/gp_blendclass_singleband

Primary LanguageJupyter NotebookMIT LicenseMIT

Overview

This repository contains the code used for the data preprocessing, image simulation, and model training and analysis reported in the paper "Gaussian Process Classification for Galaxy Blend Identification in LSST" (arXiv:2107.09246).

Release number: LLNL-CODE-827586

DC2 catalog preprocessing

Basic usage

Run the notebook dc2catalogmerge.ipynb

Ensure that GCRCatalogs has been set up and that the catalogs desc_dc2_run2.2i_dr6_truth and desc_cosmodc2 are available.
The LSSTDESC Data Portal contains instructions on how to access the publicly available data from these catalogs and set up GCRCatalogs.
To match the paper results, ensure that all the files corresponding to CosmoDC2 Healpix ID 9685 are available.

Python dependencies

GCRCatalogs, jupyter, numpy, scipy, matplotlib (to make the plots in the notebook)
Tested in Python 3.8.7 on Windows 10.

Coadd image simulation

Note: The specific images used in the paper are contained in data/simulated_scenes in this repository.

Basic usage

Inside image_simulation:
python coadd_simulation.py

Python dependencies

numpy, pandas
galsim, which is simplest to install in a conda environment. See the galsim documentation here.
Tested in Python 3.8.7 on Ubuntu Linux.

Classifier models (except CNN)

Basic usage

python hyperparameter_scan.py

Uncomment one and only one line in the final block, depending on whether you want to train+validate a probabilistic classifier (main_validate), test a probabilistic classifier (main_test), include only training data in the peak counting approach (main_peak_counting), or include both train+test data in peak counting (main_peak_counting(include_train=True, include_test=True)).

The main methods begin with a variety of options for examining different types of models, hyperparameters, and cross-validation strategies.

Python dependencies

All of the following should be available via pip install:
numpy, pandas, sep, astropy, scipy, sklearn, progressbar2, muygpys
Tested in Python 3.8.7 on Windows 10.

See https://github.com/LLNL/MuyGPyS for more information on MuyGPyS, the Gaussian process modeling utility used in this analysis.

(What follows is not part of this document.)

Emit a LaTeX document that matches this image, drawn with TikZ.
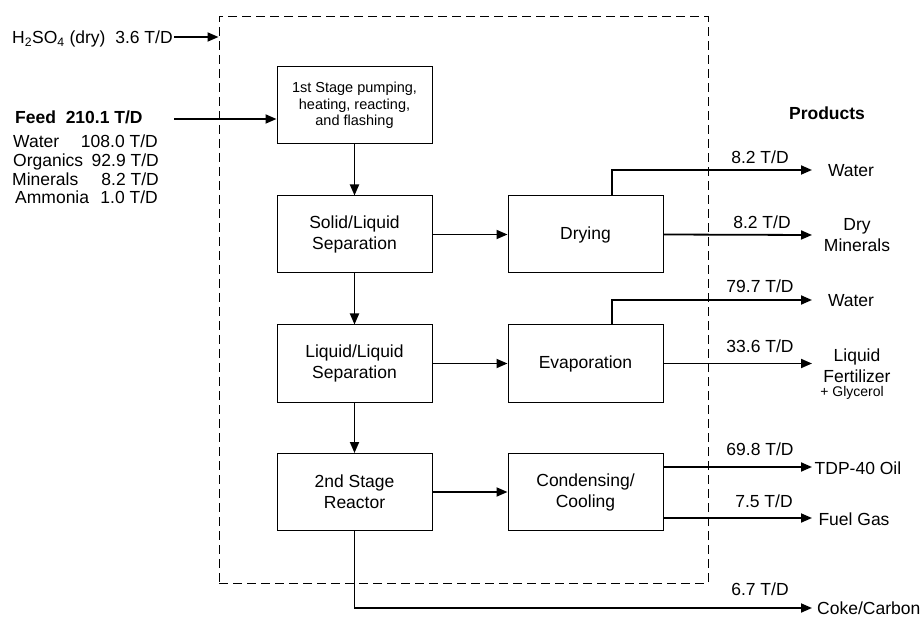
\documentclass[tikz,border=0pt]{standalone}
\usepackage{fontspec}
\setmainfont{Liberation Sans}
\usetikzlibrary{arrows.meta}
\begin{document}
\begin{tikzpicture}[x=1pt,y=-1pt,
  box/.style={draw, line width=1pt, minimum width=155pt, minimum height=77pt, inner sep=0pt, align=center, font=\fontsize{17.5}{21}\selectfont},
  firstbox/.style={box, font=\fontsize{14.5}{16.5}\selectfont},
  flow/.style={line width=1.8pt, -{Triangle[length=11pt,width=9pt]}},
  lbl/.style={inner sep=0pt, font=\fontsize{17.5}{21}\selectfont, align=center},
  smalllbl/.style={inner sep=0pt, font=\fontsize{14}{16}\selectfont, align=center},
  boundary/.style={draw, line width=1pt, dash pattern=on 9pt off 5pt, minimum width=489pt, minimum height=566pt, inner sep=0pt}]
\useasboundingbox (0,0) rectangle (923,617);

% plant boundary
\node[boundary] (plant) at (463.5,300) {};

% process boxes
\node[firstbox] (b1) at (354.5,105.5) {1st Stage pumping,\\heating, reacting,\\and flashing};
\node[box] (sl) at (354.5,234.5) {Solid/Liquid\\Separation};
\node[box] (ll) at (354.5,363.5) {Liquid/Liquid\\Separation};
\node[box] (r2) at (354.5,492) {2nd Stage\\Reactor};
\node[box] (dry) at (585.5,234.5) {Drying};
\node[box] (evap) at (585.5,363.5) {Evaporation};
\node[box] (cond) at (585.5,492) {Condensing/\\Cooling};

% inputs
\node[lbl, anchor=base west] (acid) at (12,44) {H\textsubscript{2}SO\textsubscript{4} (dry)\ \ 3.6 T/D};
\node[lbl, anchor=base west, font=\fontsize{17.5}{21}\selectfont\bfseries] (feed) at (15,124) {Feed\ \ 210.1 T/D};
\node[lbl, anchor=base west] (n1) at (13,148) {Water};
\node[lbl, anchor=base east] (v1) at (158,148) {108.0 T/D};
\node[lbl, anchor=base west] (n2) at (13,167) {Organics};
\node[lbl, anchor=base east] (v2) at (159,167) {92.9 T/D};
\node[lbl, anchor=base west] (n3) at (12,186) {Minerals};
\node[lbl, anchor=base east] (v3) at (159,186) {8.2 T/D};
\node[lbl, anchor=base west] (n4) at (15,204) {Ammonia};
\node[lbl, anchor=base east] (v4) at (158,204) {1.0 T/D};

\coordinate (acidstart) at (174,37);
\coordinate (feedstart) at (174,119);
\draw[flow] (acidstart) -- (acidstart -| plant.west);
\draw[flow] (feedstart) -- (feedstart -| b1.west);

% internal flows
\draw[flow] (b1) -- (sl);
\draw[flow] (sl) -- (ll);
\draw[flow] (ll) -- (r2);
\draw[flow] (sl) -- (dry);
\draw[flow] (ll) -- (evap);
\draw[flow] (r2) -- (cond);

% products
\node[lbl, font=\fontsize{17.5}{21}\selectfont\bfseries] (prod) at (827,113) {Products};

\coordinate (t1) at (812,170);
\coordinate (t2) at (812,235);
\coordinate (t3) at (812,300);
\coordinate (t4) at (812,363.5);
\coordinate (t5) at (812,467);
\coordinate (t6) at (812,518);
\coordinate (t7) at (812,608);

\draw[flow] ([xshift=26.5pt]dry.north) |- (t1);
\draw[flow] (dry.east) -- (t2);
\draw[flow] ([xshift=26.5pt]evap.north) |- (t3);
\draw[flow] (evap.east) -- (t4);
\draw[flow] (t5 -| cond.east) -- (t5);
\draw[flow] (t6 -| cond.east) -- (t6);
\draw[flow] (r2.south) |- (t7);

\node[lbl] (q1) at (760,157) {8.2 T/D};
\node[lbl] (p1) at (851,171) {Water};
\node[lbl] (q2) at (762,222) {8.2 T/D};
\node[lbl] (p2) at (857,235) {Dry\\Minerals};
\node[lbl] (q3) at (760,286) {79.7 T/D};
\node[lbl] (p3) at (851,301) {Water};
\node[lbl] (q4) at (760,346) {33.6 T/D};
\node[lbl] (p4) at (857,365.5) {Liquid\\Fertilizer};
\node[smalllbl] (p4b) at (852,393) {+ Glycerol};
\node[lbl] (q5) at (760,449) {69.8 T/D};
\node[lbl] (p5) at (858,468) {TDP-40 Oil};
\node[lbl] (q6) at (764,501) {7.5 T/D};
\node[lbl] (p6) at (854,519) {Fuel Gas};
\node[lbl] (q7) at (760,589) {6.7 T/D};
\node[lbl, anchor=west] (p7) at (817,608) {Coke/Carbon};
\end{tikzpicture}
\end{document}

The code in this repository (specifically hyperparameter_scan.py) makes use of an older, pre-release version of MuyGPyS than that which is available on the MuyGPyS GitHub repository or via pip install. The underlying model implementation in that pre-release version is completely equivalent to the currently-available (14 September 2021) pip install package, but the API has changed. The corresponding changes needed in the present code are small and straightforward, but we have not implemented those changes in this repository; instead we present the actual code used for the studies reported in arXiv:2107.09246.

CNN model

Basic usage

python CNN_Classification.py

This will produce outputs that can be interpreted using
plot_generation.ipynb
It makes use of the utility script
footprints_and_cutouts.py

Python dependencies

tensorflow, numpy, pandas, tensorflow_probability, matplotlib, sklearn, scipy
Tested in Python 3.8.7 on Windows 10.